Stone begins by reminding us how very ordinarily the day began. McLoughlin (Nicolas Cage) and Jimeno (Michael Peña) report to their jobs as usual. There's the usual early-morning debriefing keep an eye peeled for an 11-year-old runaway from Rhode Island. And the usual rounds, giving directions to tourists, giving a probable drug dealer the once-over, etc.
However, a shadow of a plane that's all Stone ever shows is briefly reflected against a building. A bump is felt. We hear someone on CNN say, "Something relatively devastating is happening." And so it begins.
Because he's familiar with the blueprint of the towers, McLoughlin commandeers a bus and takes some of his men downtown to help. They are in the underground concourse between Towers 1 and 2 when the world comes crashing down on top of them.
The rest of the film divides its attention three ways: the trapped men, pinned and in pain, striving to keep each other awake with the reminder, if you don't make it, I don't make it; their wives Maria Bello as Donna McLoughlin and Maggie Gyllenhaal as a very pregnant Allison Jimeno and families, trapped in their own kind of hell, not knowing when, or if, their men will come home; and a lone, deeply religious former Marine, Dave Karnes (Michael Shannon), who put on his uniform and drove to the site, where he bluffed his way into the rubble and found McLoughlin and Jimeno.
Wisely, Stone doesn't try to encompass the scope of that day or the enormity of the tragedy though, through a few well-chosen shots, he reminds us of the world's anguished reaction. Instead, he uses this one sliver of good fortune as a prism, as a tiny miracle of hope amid devastation.

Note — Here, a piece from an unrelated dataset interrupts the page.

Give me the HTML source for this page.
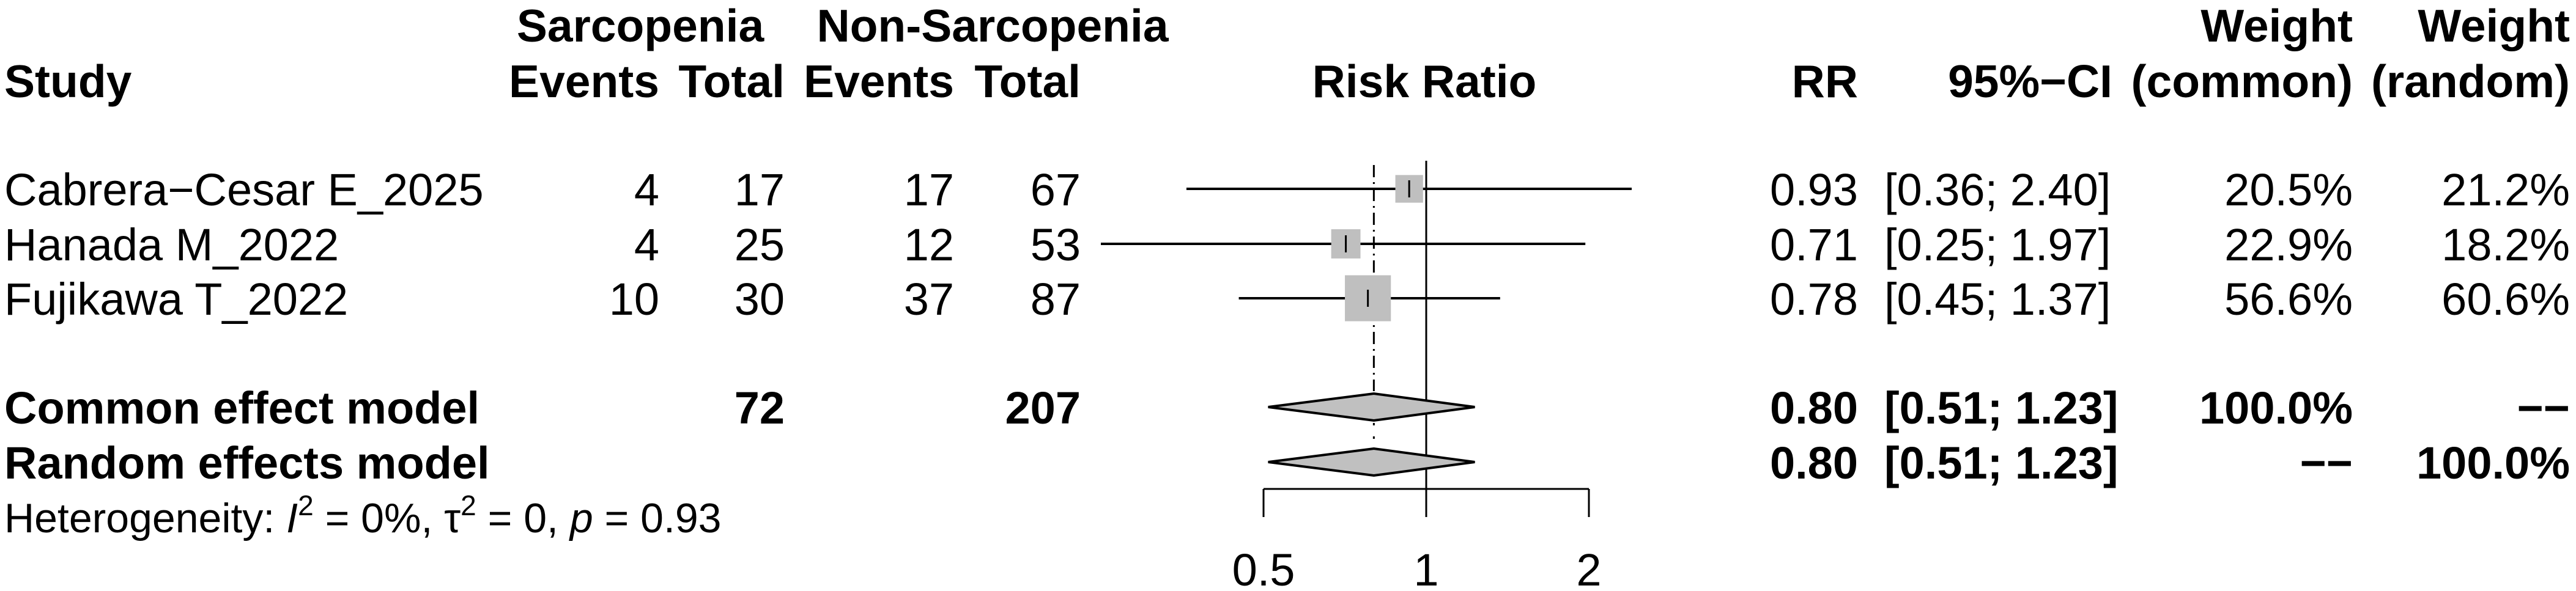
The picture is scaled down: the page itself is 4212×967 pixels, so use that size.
<!DOCTYPE html>
<html><head><meta charset="utf-8"><style>
html,body{margin:0;padding:0;background:#fff;}
svg{display:block;}
text{font-family:"Liberation Sans",Arial,sans-serif;fill:#000;}
.b{font-weight:bold;}
</style></head><body>
<svg id="fp" width="4212" height="967" viewBox="0 0 4212 967" xmlns="http://www.w3.org/2000/svg">
<g font-size="75">
<text class="b" x="1047" y="68" text-anchor="middle">Sarcopenia</text>
<text class="b" x="1623" y="68" text-anchor="middle">Non-Sarcopenia</text>
<text class="b" x="3847" y="68" text-anchor="end">Weight</text>
<text class="b" x="4202" y="68" text-anchor="end">Weight</text>
<text class="b" x="7" y="159">Study</text>
<text class="b" x="1078" y="159" text-anchor="end">Events</text>
<text class="b" x="1283" y="159" text-anchor="end">Total</text>
<text class="b" x="1560" y="159" text-anchor="end">Events</text>
<text class="b" x="1767" y="159" text-anchor="end">Total</text>
<text class="b" x="2329" y="159" text-anchor="middle">Risk Ratio</text>
<text class="b" x="3038" y="159" text-anchor="end">RR</text>
<text class="b" x="3454" y="159" text-anchor="end">95%−CI</text>
<text class="b" x="3847" y="159" text-anchor="end">(common)</text>
<text class="b" x="4202" y="159" text-anchor="end">(random)</text>
</g>
<g id="rows" font-size="74"></g>
<g id="plot"></g>
<text x="7" y="871" font-size="68">Heterogeneity: <tspan font-style="italic">I</tspan><tspan dy="-28" font-size="46">2</tspan><tspan dy="28"> = 0%, τ</tspan><tspan dy="-28" font-size="46">2</tspan><tspan dy="28"> = 0, </tspan><tspan font-style="italic">p</tspan> = 0.93</text>
</svg>
<script>
const studies=["Cabrera−Cesar E_2025","Hanada M_2022","Fujikawa T_2022"];
const evS=[4,4,10];
const totS=[17,25,30];
const evN=[17,12,37];
const totN=[67,53,87];
const rr=[0.93,0.71,0.78];
const lo=[0.36,0.25,0.45];
const hi=[2.40,1.97,1.37];
const wCommon=[20.5,22.9,56.6];
const wRandom=[21.2,18.2,60.6];
const pooledRR=[0.80,0.80];
const pooledLo=[0.51,0.51];
const pooledHi=[1.23,1.23];
const ticks=[0.5,1,2];

const NS="http://www.w3.org/2000/svg";
const xS=v=>2332+266*Math.log2(v);
const rowY=[309,399,488];
const poolY=[666,756];
const rows=document.getElementById('rows');
const plot=document.getElementById('plot');
function el(tag,attrs,parent,txt){const e=document.createElementNS(NS,tag);for(const k in attrs)e.setAttribute(k,attrs[k]);if(txt!==undefined)e.textContent=txt;parent.appendChild(e);return e;}
function t(x,y,s,anchor,bold,name){const e=el('text',{x:x,y:y,'text-anchor':anchor||'start'},rows,s);if(bold)e.setAttribute('class','b');

return e;}
const f2=v=>v.toFixed(2);
studies.forEach((s,i)=>{const y=rowY[i]+27;
t(7,y,s,'start',false,'study-name');
t(1078,y,evS[i],'end',false,'events-sarc');
t(1283,y,totS[i],'end',false,'total-sarc');
t(1560,y,evN[i],'end',false,'events-non');
t(1767,y,totN[i],'end',false,'total-non');
t(3038,y,f2(rr[i]),'end',false,'rr-value');
t(3081,y,'['+f2(lo[i])+'; '+f2(hi[i])+']','start',false,'ci-value');
t(3847,y,wCommon[i].toFixed(1)+'%','end',false,'weight-common');
t(4202,y,wRandom[i].toFixed(1)+'%','end',false,'weight-random');
});
const pnames=["Common effect model","Random effects model"];
pnames.forEach((s,i)=>{const y=poolY[i]+27;
t(7,y,s,'start',true,'pooled-label');
t(3038,y,f2(pooledRR[i]),'end',true,'pooled-rr');
t(3081,y,'['+f2(pooledLo[i])+'; '+f2(pooledHi[i])+']','start',true,'pooled-ci');
});
t(1283,poolY[0]+27,totS.reduce((a,b)=>a+b,0),'end',true,'total-sarc-sum');
t(1767,poolY[0]+27,totN.reduce((a,b)=>a+b,0),'end',true,'total-non-sum');
t(3847,poolY[0]+27,'100.0%','end',true,'pooled-weight-common');
t(4202,poolY[0]+27,'−−','end',true,'pooled-weight-random');
t(3847,poolY[1]+27,'−−','end',true,'pooled-weight-common');
t(4202,poolY[1]+27,'100.0%','end',true,'pooled-weight-random');

let l=el('line',{x1:xS(1),x2:xS(1),y1:263,y2:846,stroke:'#000','stroke-width':3},plot);


l=el('line',{x1:xS(pooledRR[0]),x2:xS(pooledRR[0]),y1:270,y2:640,stroke:'#000','stroke-width':3,'stroke-dasharray':'20 8 3 8'},plot);


l=el('line',{x1:xS(pooledRR[1]),x2:xS(pooledRR[1]),y1:692,y2:730,stroke:'#000','stroke-width':3,'stroke-dasharray':'4 18'},plot);


studies.forEach((s,i)=>{const y=rowY[i];
let c=el('line',{x1:xS(lo[i]),x2:xS(hi[i]),y1:y,y2:y,stroke:'#000','stroke-width':4},plot);


const sz=10*Math.sqrt(wCommon[i]);
let r=el('rect',{x:xS(rr[i])-sz/2,y:y-sz/2,width:sz,height:sz,fill:'#bfbfbf'},plot);


let p=el('line',{x1:xS(rr[i]),x2:xS(rr[i]),y1:y-14,y2:y+14,stroke:'#000','stroke-width':3},plot);


});
pooledRR.forEach((v,i)=>{const y=poolY[i];
const pts=[[xS(pooledLo[i]),y],[xS(v),y-22],[xS(pooledHi[i]),y],[xS(v),y+22]].map(p=>p.join(',')).join(' ');
let d=el('polygon',{points:pts,fill:'#c0c0c0',stroke:'#000','stroke-width':4,'stroke-linejoin':'miter'},plot);


});
let ax=el('line',{x1:xS(ticks[0]),x2:xS(ticks[ticks.length-1]),y1:800,y2:800,stroke:'#000','stroke-width':3},plot);


ticks.forEach(v=>{
let tk=el('line',{x1:xS(v),x2:xS(v),y1:800,y2:846,stroke:'#000','stroke-width':3},plot);


let tl=el('text',{x:xS(v),y:958,'text-anchor':'middle','font-size':74},plot,String(v));


});
</script>
</body></html>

We may glimpse the towers imploding on a passing television screen, but we never see them on-screen. Nor do we spend much time with the other frantic rescue workers or the dazed survivors. Stone stays in the moment. Donna apprehensively folding laundry. Allison's nerve-wracked trip to a drug store. Karnes' visit to a church. McLoughlin's confusion as paper rains down and no one on the streets quite yet knows what's happened.
As Ron Howard did in "Apollo 13," Stone creates tension out of a foregone conclusion. We know these men survived, yet every shift in the debris, every unexplained sound make us uneasy. Further, like Howard, Stone doesn't mind coming across as maudlin or melodramatic sometimes to the detriment of the film. But he's there to serve this narrative, and if Jimeno says he had a vision of Jesus with a water bottle and it helped him stay alive, then it goes in.
Comparisons with this spring's more documentary-like "United 93" are inevitable, but misplaced. The two films share a time frame, an emotionalism and a theme the heroism of ordinary people in extraordinary circumstances. That said, "World Trade Center" takes a more dramatic approach to the material. It's like expecting "The Longest Day" and "Saving Private Ryan" to be similar because they're both about the Normandy invasion.
Stuck in what could've come off as a Samuel Beckett farce two people buried up to their necks Cage and Peña give gripping performances. Aside from several flashbacks, all they've got to work with are their eyes and their voices. Yet they convey every possible shade of emotion, from fear to anger to hope to, at times, a pitch-black sense of humor. Bello's and Gyllenhaal's roles are limited, too, in a different way the worried, hand-wringing wife has been around since Penelope waited for Odysseus yet they, too, bring nuance and humanity to their roles.
"World Trade Center" is selfless filmmaking at its best. Here, without frills or bombast or politics, is the day the world turned upside down. Our faith in each other, Stone's movie tells us, is what helped right it again.